Judiciary Kenya

By Ndungu Wainaina

Kenya judiciary trend of imposing excessive bail even on non-serious crimes is deeply disturbing. Bail is never an instrument of oppression. Imposing tougher bail conditions is never panacea for the crime wave, which has swept the country.

What is required is that there ought to be a balance between the interests of society and that of the individual suspects. As much as the State has a duty to tackle crime, it also has a duty to ensure that the law is just and reasonable. It is dangerous to limit the exercise of judicial discretion and leave the bail matter in the hands of the police officers who are preparing the reports to Court.

The answer to the crime wave is certainly not to lock all Suspects for the longest possible time. The answer lies in better criminal investigation; the eradication of corruption and malpractice in the police and other law enforcement agencies; expeditious conclusion of criminal trials according to law and perhaps even stringent punishments on those found guilty.

Bail is very important justice feature expressing fundamental human right& right to liberty. Imposing tougher bail conditions trash rule of law and is an assault to fundamental human rights. Tougher bails keep behind bars many innocent people pending trial, causing grave travesty of justice if wrongfully accused of committing crimes.
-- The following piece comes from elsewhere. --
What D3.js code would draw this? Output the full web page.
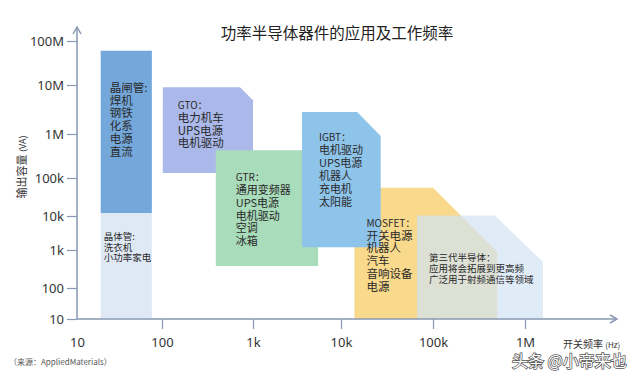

A court is not supposed to impose bail merely in order to punish the accused or to demonstrate disapproval of alleged crime committed by the bail applicant. To do so would amount to a form of detention without trial. Constitution ensure that every person arrested for allegedly committing a crime has the right to be brought to court and to be released from detention if the interests of justice permit.

The question of whether it would be in the interest of justice to grant bail will focus primarily on securing the attendance of the accused at trial and on preventing the accused from interfering with the proper investigation and prosecution of the case.

In South Africa Constitutional Court 1999 case of S v Dlamini, S v Dladla and Others; S v Joubert; S v Schietekat, Court said, “The broad policy considerations contemplated by the “interests of justice” test … can legitimately include the risk that the detainee will endanger a particular individual or the public at large. Less obviously, but nonetheless constitutionally acceptably, a risk that the detainee will commit a fairly serious offence can be taken into account. The important proviso throughout is that there has to be a likelihood, i.e. a probability, that such risk will materialise. A possibility or suspicion will not suffice. At the same time, a finding that there is indeed such a likelihood is no more than a factor, to be weighed with all others, in deciding what the interests of justice are”.

While imposing bail, there need to thoroughly conduct enquiry not primarily concerned with the question of the guilt of the accused. The focus at the bail stage is to decide whether the interest of justice permits the release of the accused pending trial. Bail will usually be denied to protect the investigation and prosecution of the case and to protect society against the possible future life threatening criminal acts of an accused.

The bail question must be interpreted and applied with reference to human rights based policy considerations. It is not clear that Kenya courts make decisions on bail within the framework of human rights centred policy considerations, especially in cases where an accused is poor or does not have legal representation or is suspected of very mundane offence.